Но маленький человек, обернувшись в XX веке человеком массы, потребовал полного подчинения себе писателя, испытывающего к нему симпатию и сострадание, – и дал ему свой социальный заказ на Пролетарского Писателя. Зощенко принял этот заказ, сделал его своим литературным амплуа, которое со временем стало его писательской и личностной сутью. Маска стала лицом. Заговорить своим собственным голосом Зощенко так и не смог. И если раньше спасительная ирония определяла дистанцию между автором и героем, то утрата ее привела к тому, что герой Зощенко, как бы вытеснив своего создателя, сам стал писателем, заставив своего литературного творца говорить чужим голосом, забыв свой.

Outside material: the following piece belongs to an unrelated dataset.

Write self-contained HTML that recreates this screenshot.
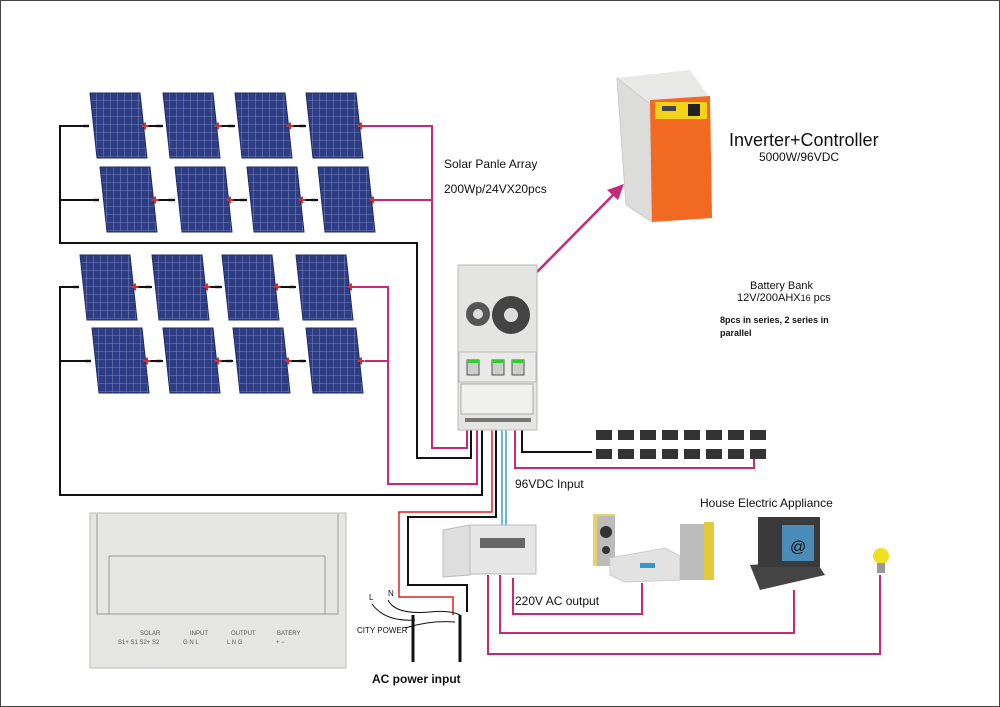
<!DOCTYPE html>
<html><head><meta charset="utf-8"><style>
html,body{margin:0;padding:0;background:#fff}
svg{display:block}
text{font-family:"Liberation Sans",sans-serif;fill:#111}
</style></head><body>
<svg width="1000" height="707" viewBox="0 0 1000 707" xmlns="http://www.w3.org/2000/svg">
<defs>
<pattern id="cells" width="7" height="8" patternUnits="userSpaceOnUse">
<rect width="7" height="8" fill="#2f3d85"/>
<path d="M6.5 0V8M0 7.5H7" stroke="#6e7cb8" stroke-width="0.6"/>
</pattern>
<g id="pan"><polygon points="0,0 50,0 57,65 7,65" fill="url(#cells)" stroke="#1f2a66" stroke-width="1"/></g>
<g id="pm"><rect x="-7" y="-1.2" width="6" height="2.4" fill="#111"/><path d="M55 -3.5V3.5M51.5 0H58.5" stroke="#c33" stroke-width="2"/></g>
</defs>
<rect x="0.5" y="0.5" width="999" height="706" fill="#fff" stroke="#444"/>

<g fill="none" stroke="#111" stroke-width="2">
<path d="M84 126H60V243H417V458H471V425"/>
<path d="M94 200H60"/>
<path d="M74 287H60V495H482V425"/>
<path d="M86 361H60"/>
<path d="M145 126H163M218 126H235M290 126H306"/>
<path d="M157 200H175M230 200H247M302 200H318"/>
<path d="M133 287H152M205 287H222M275 287H296"/>
<path d="M149 361H163M218 361H233M288 361H306"/>
<path d="M522 425V452H592"/>
<path d="M496 425V517H408V585H467V612"/>
<path d="M413 615V662M460 615V662" stroke-width="3"/>
</g>
<g fill="none" stroke="#c8287a" stroke-width="2">
<path d="M363 126H432V448H467V425"/>
<path d="M373 200H432"/>
<path d="M353 287H388V484H477V425"/>
<path d="M365 361H388"/>
<path d="M515 425V468H754V455"/>
<path d="M513 578V614H642V583"/>
<path d="M500 575V633H794V590"/>
<path d="M488 575V654H880V575"/>
</g>
<path d="M492 425V512H399V597H453V615" fill="none" stroke="#d22" stroke-width="1.5"/>
<path d="M502 425V525M506 425V525" stroke="#3aa0d0" stroke-width="1.5"/>
<path d="M537 272L618 190" stroke="#c8287a" stroke-width="2.5"/>
<polygon points="624,184 607,190 618,200" fill="#c8287a"/>

<use href="#pan" x="90" y="93"/><use href="#pan" x="163" y="93"/><use href="#pan" x="235" y="93"/><use href="#pan" x="306" y="93"/>
<use href="#pan" x="100" y="167"/><use href="#pan" x="175" y="167"/><use href="#pan" x="247" y="167"/><use href="#pan" x="318" y="167"/>
<use href="#pan" x="80" y="255"/><use href="#pan" x="152" y="255"/><use href="#pan" x="222" y="255"/><use href="#pan" x="296" y="255"/>
<use href="#pan" x="92" y="328"/><use href="#pan" x="163" y="328"/><use href="#pan" x="233" y="328"/><use href="#pan" x="306" y="328"/>
<use href="#pm" x="90" y="126"/><use href="#pm" x="163" y="126"/><use href="#pm" x="235" y="126"/><use href="#pm" x="306" y="126"/>
<use href="#pm" x="100" y="200"/><use href="#pm" x="175" y="200"/><use href="#pm" x="247" y="200"/><use href="#pm" x="318" y="200"/>
<use href="#pm" x="80" y="287"/><use href="#pm" x="152" y="287"/><use href="#pm" x="222" y="287"/><use href="#pm" x="296" y="287"/>
<use href="#pm" x="92" y="361"/><use href="#pm" x="163" y="361"/><use href="#pm" x="233" y="361"/><use href="#pm" x="306" y="361"/>

<rect x="458" y="265" width="79" height="165" fill="#e4e4e2" stroke="#bbb"/>
<rect x="459" y="352" width="77" height="30" fill="#e9e9e7" stroke="#bbb"/>
<rect x="461" y="384" width="72" height="30" fill="#f0f0ee" stroke="#aaa"/>
<circle cx="478" cy="314" r="12" fill="#555"/><circle cx="478" cy="314" r="5" fill="#ddd"/>
<circle cx="511" cy="315" r="19" fill="#444"/><circle cx="511" cy="315" r="7" fill="#ddd"/>
<rect x="467" y="360" width="12" height="15" fill="#ccc" stroke="#555"/><rect x="492" y="360" width="12" height="15" fill="#ccc" stroke="#555"/><rect x="512" y="360" width="12" height="15" fill="#ccc" stroke="#555"/>
<rect x="467" y="360" width="12" height="3" fill="#3c3"/><rect x="492" y="360" width="12" height="3" fill="#3c3"/><rect x="512" y="360" width="12" height="3" fill="#3c3"/>
<rect x="465" y="418" width="66" height="4" fill="#777"/>

<polygon points="617,78 690,70 710,98 650,104" fill="#e8e8e6"/>
<polygon points="617,78 650,104 652,222 626,205" fill="#dcdcda" stroke="#ccc"/>
<polygon points="650,100 710,96 712,218 652,222" fill="#f26a22"/>
<rect x="655" y="102" width="52" height="17" fill="#f2d21a"/>
<rect x="662" y="106" width="14" height="5" fill="#444"/><rect x="688" y="104" width="12" height="12" fill="#222"/>

<g fill="#333">
<rect x="596" y="430" width="16" height="10"/><rect x="618" y="430" width="16" height="10"/><rect x="640" y="430" width="16" height="10"/><rect x="662" y="430" width="16" height="10"/><rect x="684" y="430" width="16" height="10"/><rect x="706" y="430" width="16" height="10"/><rect x="728" y="430" width="16" height="10"/><rect x="750" y="430" width="16" height="10"/>
<rect x="596" y="449" width="16" height="10"/><rect x="618" y="449" width="16" height="10"/><rect x="640" y="449" width="16" height="10"/><rect x="662" y="449" width="16" height="10"/><rect x="684" y="449" width="16" height="10"/><rect x="706" y="449" width="16" height="10"/><rect x="728" y="449" width="16" height="10"/><rect x="750" y="449" width="16" height="10"/>
</g>

<polygon points="443,530 470,525 470,575 443,577" fill="#dedede" stroke="#bbb"/>
<rect x="470" y="525" width="66" height="49" fill="#e6e6e6" stroke="#bbb"/>
<rect x="480" y="538" width="45" height="10" fill="#666"/>

<rect x="593" y="514" width="22" height="52" fill="#e4d36a"/><rect x="597" y="516" width="18" height="50" fill="#bbb"/>
<circle cx="606" cy="532" r="6" fill="#333"/><circle cx="606" cy="550" r="4" fill="#333"/>
<polygon points="610,558 665,548 680,556 680,580 625,582 610,575" fill="#e2e2e2" stroke="#ccc"/>
<rect x="640" y="563" width="15" height="5" fill="#39c"/>
<rect x="680" y="524" width="28" height="56" fill="#bbb"/><rect x="704" y="522" width="10" height="58" fill="#e4c93a"/>
<polygon points="750,565 815,560 825,575 760,590" fill="#444"/>
<rect x="758" y="517" width="62" height="50" fill="#3a3a3a"/>
<rect x="782" y="525" width="32" height="36" fill="#4a8bb8"/>
<text x="790" y="552" font-size="16" fill="#cde">@</text>
<circle cx="881" cy="556" r="8" fill="#f0e020"/><rect x="877" y="563" width="8" height="10" fill="#999"/>

<g fill="none" stroke="#111" stroke-width="1">
<path d="M372 604Q385 622 415 620"/><path d="M388 600Q395 615 430 612Q450 610 460 615"/>
<path d="M405 628Q430 620 455 622"/>
</g>

<rect x="90" y="513" width="256" height="155" fill="#e5e5e2" stroke="#bbb"/>
<path d="M97 514V614H338V514" fill="none" stroke="#999"/>
<path d="M109 556H325M109 556V614M325 556V614" fill="none" stroke="#999"/>
<g font-size="6">
<text x="140" y="635" style="fill:#555">SOLAR</text><text x="118" y="644" style="fill:#555">S1+ S1   S2+ S2</text>
<text x="190" y="635" style="fill:#555">INPUT</text><text x="183" y="644" style="fill:#555">G  N  L</text>
<text x="231" y="635" style="fill:#555">OUTPUT</text><text x="227" y="644" style="fill:#555">L  N  G</text>
<text x="277" y="635" style="fill:#555">BATERY</text><text x="276" y="644" style="fill:#555">+     −</text>
</g>

<text x="444" y="168" font-size="12">Solar Panle Array</text>
<text x="444" y="193" font-size="12">200Wp/24VX20pcs</text>
<text x="729" y="146" font-size="18">Inverter+Controller</text>
<text x="759" y="161" font-size="12">5000W/96VDC</text>
<text x="750" y="289" font-size="11">Battery Bank</text>
<text x="737" y="301" font-size="11">12V/200AHX<tspan font-size="9">16</tspan> pcs</text>
<text x="720" y="323" font-size="9" font-weight="bold">8pcs in series, 2 series in</text>
<text x="720" y="336" font-size="9" font-weight="bold">parallel</text>
<text x="515" y="488" font-size="12">96VDC Input</text>
<text x="700" y="507" font-size="12">House Electric Appliance</text>
<text x="515" y="605" font-size="12">220V AC output</text>
<text x="369" y="600" font-size="8">L</text><text x="388" y="596" font-size="8">N</text>
<text x="357" y="633" font-size="8">CITY POWER</text>
<text x="372" y="683" font-size="12" font-weight="bold">AC power input</text>
</svg>
</body></html>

Так выглядели два варианта творческого поведения художника, отношения которого с новой аудиторией складываются более сложно, чем простое приятие или неприятие. Их судьба определялась границами компромисса, который они могли себе позволить. Характер этого компромисса, перед необходимостью которого оказывалась творческая личность, во многом определил специфику литературного процесса нашего периода.